Leave out all pictures. Return exactly the lines from the top of the material through the line containing "(title) at (154.5,21.5)".

## SUPPLIED MATERIAL

'''

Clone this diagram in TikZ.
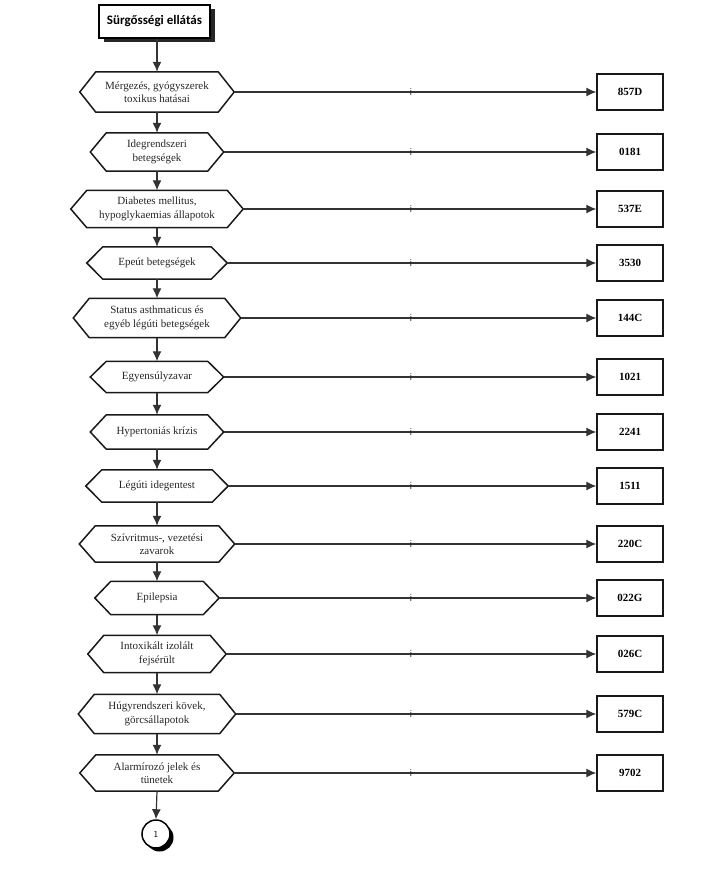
\documentclass[tikz,border=0pt]{standalone}
\usepackage{fontspec}
\setmainfont{Liberation Serif}
\newfontfamily\titlefont{Carlito}
\newfontfamily\labfont{Liberation Sans}
\usetikzlibrary{arrows.meta,shadows,calc}
\begin{document}
\begin{tikzpicture}[x=1pt,y=-1pt,
  hexa/.style={draw=none, align=center, font=\fontsize{11}{13.5}\selectfont, text=black!85, inner sep=0pt},
  hexline/.style={line width=1.5pt, draw=black!90},
  codebox/.style={draw=black!90, line width=1.5pt, minimum width=66pt, minimum height=36pt, font=\bfseries\fontsize{11}{13}\selectfont, inner sep=0pt},
  conn/.style={line width=1.2pt, draw=black!80, -{Latex[length=10pt,width=9pt]}},
  ilab/.style={font=\labfont\fontsize{9.5}{10}\selectfont, text=black!85, inner sep=0pt},
  titlebox/.style={draw, line width=1.8pt, fill=white, minimum width=111pt, minimum height=33pt, font=\titlefont\bfseries\fontsize{13}{15}\selectfont, drop shadow={opacity=1, fill=black!85, shadow xshift=4.5pt, shadow yshift=-4.5pt}},
  connector/.style={circle, draw, line width=1.5pt, fill=white, minimum size=28pt, inner sep=0pt, font=\sffamily\fontsize{9}{10}\selectfont, drop shadow={opacity=1, fill=black, shadow xshift=3.5pt, shadow yshift=-3.5pt}}]
\useasboundingbox (0,0) rectangle (713,890);

\node[titlebox] (title) at (154.5,21.5) {Sürgősségi ellátás};

\node[hexa, minimum width=122pt, minimum height=40pt] (h1) at (157,92) {Mérgezés, gyógyszerek\\toxikus hatásai};
\node[hexa, minimum width=101pt, minimum height=38pt] (h2) at (157,152) {Idegrendszeri\\betegségek};
\node[hexa, minimum width=140pt, minimum height=37pt] (h3) at (157,209) {Diabetes mellitus,\\hypoglykaemias állapotok};
\node[hexa, minimum width=108pt, minimum height=32pt] (h4) at (157,263) {Epeút betegségek};
\node[hexa, minimum width=135pt, minimum height=39pt] (h5) at (157,318) {Status asthmaticus és\\egyéb légúti betegségek};
\node[hexa, minimum width=101pt, minimum height=31pt] (h6) at (157,377) {Egyensúlyzavar};
\node[hexa, minimum width=101pt, minimum height=34pt] (h7) at (157,432) {Hypertoniás krízis};
\node[hexa, minimum width=110pt, minimum height=32pt] (h8) at (157,486) {Légúti idegentest};
\node[hexa, minimum width=123pt, minimum height=36pt] (h9) at (157,544) {Szívritmus-, vezetési\\zavarok};
\node[hexa, minimum width=92pt, minimum height=33pt] (h10) at (157,598) {Epilepsia};
\node[hexa, minimum width=106pt, minimum height=37pt] (h11) at (157,654) {Intoxikált izolált\\fejsérült};
\node[hexa, minimum width=125pt, minimum height=39pt] (h12) at (157,714) {Húgyrendszeri kövek,\\görcsállapotok};
\node[hexa, minimum width=122pt, minimum height=36pt] (h13) at (157,773) {Alarmírozó jelek és\\tünetek};

\foreach \n in {1,...,13}{
  \draw[hexline] (h\n.north west) -- (h\n.north east) -- ([xshift=16pt]h\n.east) -- (h\n.south east) -- (h\n.south west) -- ([xshift=-16pt]h\n.west) -- cycle;
  \coordinate (t\n) at ([xshift=16pt]h\n.east);
}

\node[codebox] (b1) at (630,92) {857D};
\node[codebox] (b2) at (630,152) {0181};
\node[codebox] (b3) at (630,209) {537E};
\node[codebox] (b4) at (630,263) {3530};
\node[codebox] (b5) at (630,318) {144C};
\node[codebox] (b6) at (630,377) {1021};
\node[codebox] (b7) at (630,432) {2241};
\node[codebox] (b8) at (630,486) {1511};
\node[codebox] (b9) at (630,544) {220C};
\node[codebox] (b10) at (630,598) {022G};
\node[codebox] (b11) at (630,654) {026C};
\node[codebox] (b12) at (630,714) {579C};
\node[codebox] (b13) at (630,773) {9702};

\node[connector] (c1) at (156,834) {1};

\coordinate (ix) at (411,0);
\foreach \n in {1,...,13}{
  \draw[conn] (t\n) -- (b\n.west);
}
\foreach \n in {1,...,13}{
  \node[ilab] (i\n) at (b\n.west -| ix) {i};
}

\draw[conn] (title.south -| h1.north) -- (h1.north);
\foreach \n [evaluate=\n as \m using int(\n+1)] in {1,...,12}{
  \draw[conn] (h\n.south) -- (h\m.north);
}
\draw[conn] (h13.south) -- (c1.north);
\end{tikzpicture}
\end{document}
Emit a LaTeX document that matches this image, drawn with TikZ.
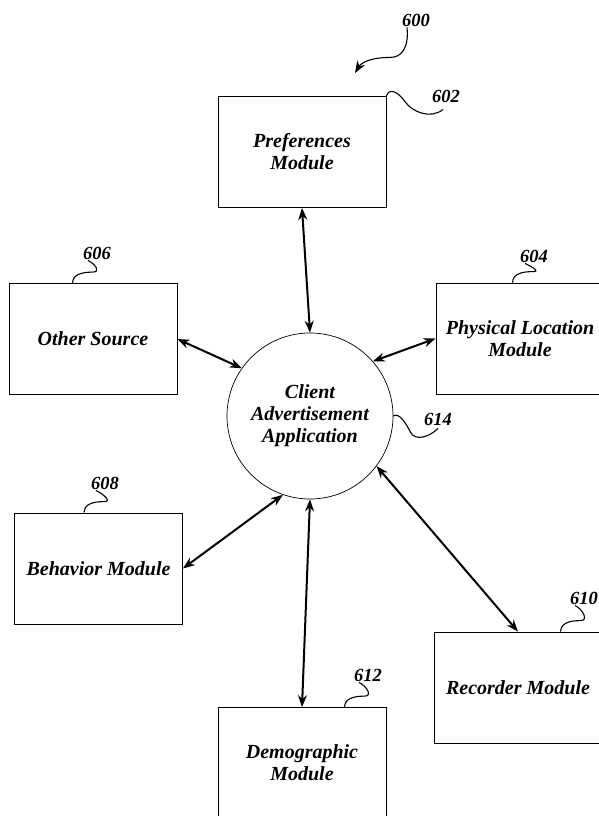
\documentclass[tikz,border=0pt]{standalone}
\usepackage{fontspec}
\setmainfont{Liberation Serif}
\usetikzlibrary{arrows.meta}

\tikzset{
  modulo/.style={draw, line width=0.8pt, minimum width=168pt, minimum height=111pt,
    align=center, font=\bfseries\itshape\fontsize{20}{22}\selectfont},
  centro/.style={draw, circle, line width=0.7pt, minimum size=166pt,
    align=center, font=\bfseries\itshape\fontsize{20}{22}\selectfont},
  flecha/.style={line width=2pt, {Stealth[length=12pt,width=9pt]}-{Stealth[length=12pt,width=9pt]}},
  ref/.style={inner sep=1pt, font=\bfseries\itshape\fontsize{18.5}{20}\selectfont},
  guia/.style={line width=1.1pt},
}

\begin{document}
\begin{tikzpicture}[x=1pt,y=-1pt]
    \useasboundingbox (0,0) rectangle (598,816);

    % Circulo central
    \node[centro] (cl) at (310,416) {Client\\Advertisement\\Application};

    % Modulos
    \node[modulo] (pref) at (302,152) {Preferences\\Module};
    \node[modulo] (oth) at (93,339) {Other Source};
    \node[modulo] (phys) at (520,338.5) {Physical Location\\Module};
    \node[modulo] (beh) at (98.5,568.5) {Behavior Module};
    \node[modulo] (rec) at (518,687.5) {Recorder Module};
    \node[modulo] (dem) at (302,763) {Demographic\\Module};

    % Flechas
    \draw[flecha] (pref.south) -- (cl.north);
    \draw[flecha] (oth.east) -- (cl.145);
    \draw[flecha] (phys.west) -- (cl.41);
    \draw[flecha] (beh.east) -- (cl.251);
    \draw[flecha] (dem.north) -- (cl.south);
    \draw[flecha] (rec.north) -- (cl.323);

    % Referencias
    \node[ref] (n600) at (416,20) {600};
    \node[ref] (n602) at (446,96) {602};
    \node[ref] (n604) at (534,256) {604};
    \node[ref] (n606) at (97,253) {606};
    \node[ref] (n608) at (105,483) {608};
    \node[ref] (n610) at (584,598) {610};
    \node[ref] (n612) at (368,675) {612};
    \node[ref] (n614) at (438,419) {614};
    \coordinate (p600) at (355,73);

    % Lineas de referencia
    \draw[guia, -{Stealth[length=12pt,width=9pt]}] ([xshift=-9pt]n600.south)
        .. controls +(2,20) and +(12,0) .. ++(-17,30)
        .. controls +(-20,0) and +(6,-10) .. (p600);
    \draw[guia] (pref.north east)
        .. controls +(3,-9) and +(-7,-10) .. ++(19,6)
        .. controls +(7,10) and +(-12,10) .. ([xshift=-3pt,yshift=-6pt]n602.south);
    \draw[guia] (cl.east)
        .. controls +(6,-4) and +(-4,-8) .. ++(17,16)
        .. controls +(5,10) and +(-8,8) .. ([yshift=-2pt]n614.south);
    \draw[guia] ([xshift=64pt]oth.north west)
        .. controls +(0,-8) and +(-12,0) .. ++(20,-11)
        .. controls +(8,0) and +(8,4) .. ([xshift=-9pt]n606.south);
    \draw[guia] ([xshift=77pt]phys.north west)
        .. controls +(0,-8) and +(-12,0) .. ++(20,-11)
        .. controls +(8,0) and +(8,4) .. ([xshift=-9pt]n604.south);
    \draw[guia] ([xshift=70pt]beh.north west)
        .. controls +(0,-8) and +(-12,0) .. ++(20,-11)
        .. controls +(8,0) and +(8,4) .. ([xshift=-9pt]n608.south);
    \draw[guia] ([xshift=127pt]rec.north west)
        .. controls +(0,-8) and +(-12,0) .. ++(20,-11)
        .. controls +(8,0) and +(8,4) .. ([xshift=-9pt]n610.south);
    \draw[guia] ([xshift=127pt]dem.north west)
        .. controls +(0,-8) and +(-12,0) .. ++(20,-11)
        .. controls +(8,0) and +(8,4) .. ([xshift=-9pt]n612.south);

\end{tikzpicture}
\end{document}
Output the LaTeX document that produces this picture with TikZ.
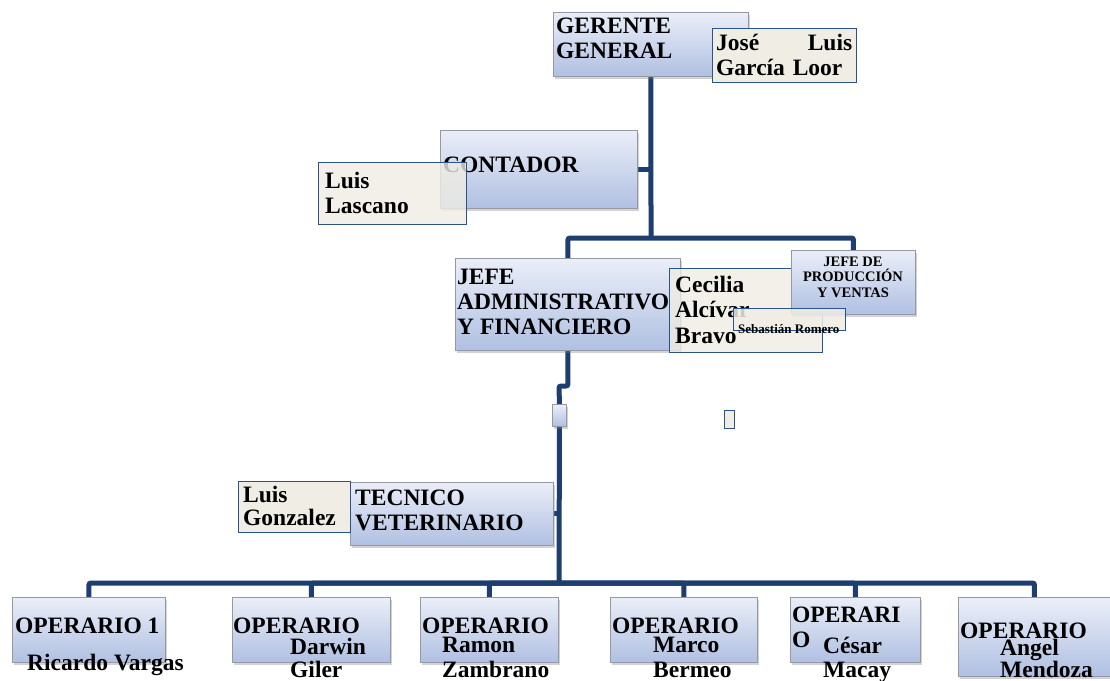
\documentclass[tikz,border=0pt]{standalone}
\usepackage{fontspec}
\setmainfont{Liberation Serif}
\usetikzlibrary{shadows, backgrounds, positioning}
\definecolor{lineanavy}{RGB}{31,62,112}
\definecolor{cargoarriba}{RGB}{234,238,248}
\definecolor{cargoabajo}{RGB}{176,192,226}
\definecolor{cargoborde}{RGB}{150,152,162}
\definecolor{beige}{RGB}{239,237,228}
\definecolor{nombreborde}{RGB}{44,82,138}

\begin{document}
\begin{tikzpicture}[
    x=1pt, y=-1pt,
    cargo/.style={rectangle, draw=cargoborde, line width=0.9pt, top color=cargoarriba,
        bottom color=cargoabajo, anchor=north west, inner sep=0pt,
        drop shadow={shadow xshift=2pt, shadow yshift=-3pt, opacity=0.35}},
    nombre/.style={rectangle, draw=nombreborde, line width=1.4pt, fill=beige,
        anchor=north west, inner sep=0pt},
    txt/.style={anchor=base west, inner sep=0pt, align=left,
        font=\bfseries\fontsize{23.5}{25}\selectfont},
    txtchico/.style={anchor=base, inner sep=0pt, align=center,
        font=\bfseries\fontsize{14.5}{15.5}\selectfont},
    link/.style={draw=lineanavy, line width=5pt, rounded corners=2pt}
]
    \useasboundingbox (0,0) rectangle (1110,680);

    % cargos y nombres (texto de varias lineas: base = ultima linea)
    \node[cargo, minimum width=195pt, minimum height=64pt] (gerente) at (553,12) {};
    \node[txt] (gerenteTxt) at (556,58) {GERENTE\\GENERAL};
    \node[nombre, minimum width=144pt, minimum height=54pt] (jose) at (712,28) {};
    \node[txt, text width=136pt] (joseTxt) at (716,50) {José\hfill Luis\\García Loor};

    \node[cargo, minimum width=197pt, minimum height=78pt] (contador) at (440,130) {};
    \node[txt] (contadorTxt) at (443,172) {CONTADOR};
    \node[nombre, fill opacity=0.8, minimum width=148pt, minimum height=62pt] (lascano) at (318,162) {};
    \node[txt] (lascanoTxt) at (325,213) {Luis\\Lascano};

    \node[cargo, minimum width=225pt, minimum height=92pt] (jefeadm) at (455,258) {};
    \node[txt] (jefeadmTxt) at (457,334) {JEFE\\ADMINISTRATIVO\\Y FINANCIERO};
    \node[nombre, fill opacity=0.8, minimum width=153pt, minimum height=84pt] (cecilia) at (669,268) {};
    \node[txt, font=\bfseries\fontsize{23.5}{25.5}\selectfont] (ceciliaTxt) at (675,343) {Cecilia\\Alcívar\\Bravo};
    \node[cargo, minimum width=124pt, minimum height=64pt] (jefeprod) at (791,250) {};
    \node[txtchico] (jefeprodTxt) at (853,297) {JEFE DE\\PRODUCCIÓN\\Y VENTAS};
    \node[nombre, fill opacity=0.85, minimum width=112pt, minimum height=22pt] (sebastian) at (733,308) {};
    \node[txt, font=\bfseries\fontsize{13}{14}\selectfont] (sebastianTxt) at (738,333) {Sebastián Romero};

    \node[cargo, minimum width=14pt, minimum height=22pt] (nudo) at (552,404) {};
    \node[nombre, minimum width=10pt, minimum height=18pt] (vacio) at (724,410) {};

    \node[cargo, minimum width=203pt, minimum height=63pt] (tecnico) at (350,482) {};
    \node[txt] (tecnicoTxt) at (355,530) {TECNICO\\VETERINARIO};
    \node[nombre, minimum width=112pt, minimum height=51pt] (gonzalez) at (238,481) {};
    \node[txt, font=\bfseries\fontsize{23.5}{23}\selectfont] (gonzalezTxt) at (243,525) {Luis\\Gonzalez};

    % operarios
    \node[cargo, minimum width=153pt, minimum height=65pt] (op1) at (12,597) {};
    \node[cargo, minimum width=158pt, minimum height=65pt] (op2) at (232,597) {};
    \node[cargo, minimum width=138pt, minimum height=65pt] (op3) at (420,597) {};
    \node[cargo, minimum width=147pt, minimum height=65pt] (op4) at (610,597) {};
    \node[cargo, minimum width=130pt, minimum height=65pt] (op5) at (790,597) {};
    \node[cargo, minimum width=152pt, minimum height=79pt] (op6) at (958,597) {};

    \node[txt] (op1Txt) at (15,633) {OPERARIO 1};
    \node[txt] (op1Nom) at (27,670) {Ricardo Vargas};
    \node[txt] (op2Txt) at (233,633) {OPERARIO};
    \node[txt, font=\bfseries\fontsize{23.5}{23}\selectfont] (op2Nom) at (290,677) {Darwin\\Giler};
    \node[txt] (op3Txt) at (422,633) {OPERARIO};
    \node[txt] (op3Nom) at (442,677) {Ramon\\Zambrano};
    \node[txt] (op4Txt) at (612,633) {OPERARIO};
    \node[txt] (op4Nom) at (653,677) {Marco\\Bermeo};
    \node[txt] (op5Txt) at (792,647) {OPERARI\\O};
    \node[txt, font=\bfseries\fontsize{23.5}{24}\selectfont] (op5Nom) at (823,677) {César\\Macay};
    \node[txt] (op6Txt) at (960,638) {OPERARIO};
    \node[txt, font=\bfseries\fontsize{23.5}{22}\selectfont] (op6Nom) at (1000,677) {Angel\\Mendoza};

    % conectores
    \begin{scope}[on background layer]
        \fill[white] (0,0) rectangle (1110,680);
        \coordinate (split) at (651,238);
        \coordinate (codo) at (559,386);
        \coordinate (barra) at (559,583);
        \draw[link] (gerente.south) -- (split);
        \draw[link] (contador.east) -- (contador.east -| split);
        \draw[link] (jefeadm.north) |- (split) -| (jefeprod.north);
        \draw[link] (jefeadm.south) |- (codo) -- (nudo.north);
        \draw[link] (nudo.south) -- (barra);
        \draw[link] (tecnico.east) -- (tecnico.east -| barra);
        \foreach \o in {op1,op2,op3,op4,op5,op6}
            \draw[link] (barra) -| (\o.north);
    \end{scope}
\end{tikzpicture}
\end{document}
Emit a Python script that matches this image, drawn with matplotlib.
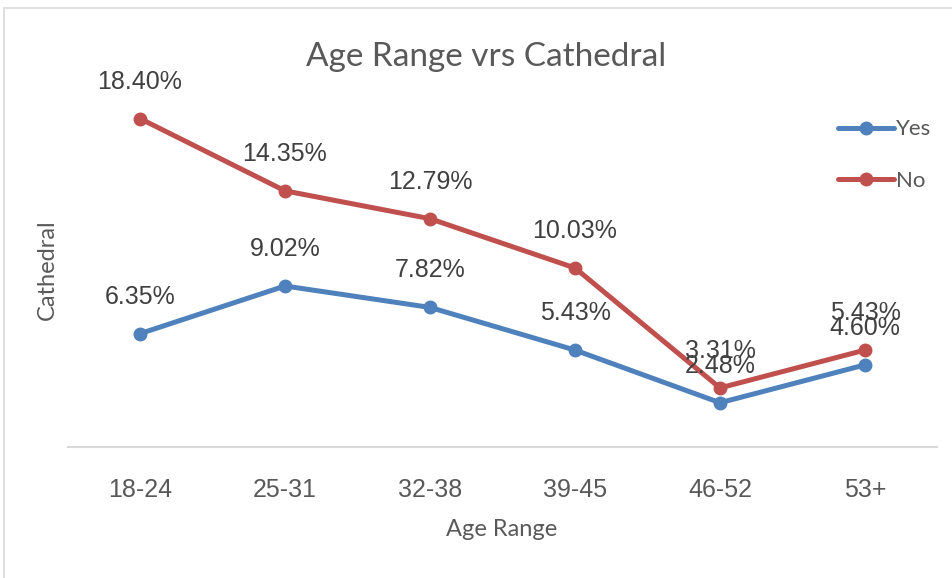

'''

## EXERCISE SOLUTION
Clone this diagram in TikZ.
\documentclass[tikz,border=0pt]{standalone}
\usepackage{fontspec}
\setmainfont{Liberation Serif}
\newfontfamily\titlefont{Carlito}
\newfontfamily\labfont{Liberation Sans}
\usetikzlibrary{arrows.meta,shadows,calc}
\begin{document}
\begin{tikzpicture}[x=1pt,y=-1pt,
  hexa/.style={draw=none, align=center, font=\fontsize{11}{13.5}\selectfont, text=black!85, inner sep=0pt},
  hexline/.style={line width=1.5pt, draw=black!90},
  codebox/.style={draw=black!90, line width=1.5pt, minimum width=66pt, minimum height=36pt, font=\bfseries\fontsize{11}{13}\selectfont, inner sep=0pt},
  conn/.style={line width=1.2pt, draw=black!80, -{Latex[length=10pt,width=9pt]}},
  ilab/.style={font=\labfont\fontsize{9.5}{10}\selectfont, text=black!85, inner sep=0pt},
  titlebox/.style={draw, line width=1.8pt, fill=white, minimum width=111pt, minimum height=33pt, font=\titlefont\bfseries\fontsize{13}{15}\selectfont, drop shadow={opacity=1, fill=black!85, shadow xshift=4.5pt, shadow yshift=-4.5pt}},
  connector/.style={circle, draw, line width=1.5pt, fill=white, minimum size=28pt, inner sep=0pt, font=\sffamily\fontsize{9}{10}\selectfont, drop shadow={opacity=1, fill=black, shadow xshift=3.5pt, shadow yshift=-3.5pt}}]
\useasboundingbox (0,0) rectangle (713,890);

\node[titlebox] (title) at (154.5,21.5) {Sürgősségi ellátás};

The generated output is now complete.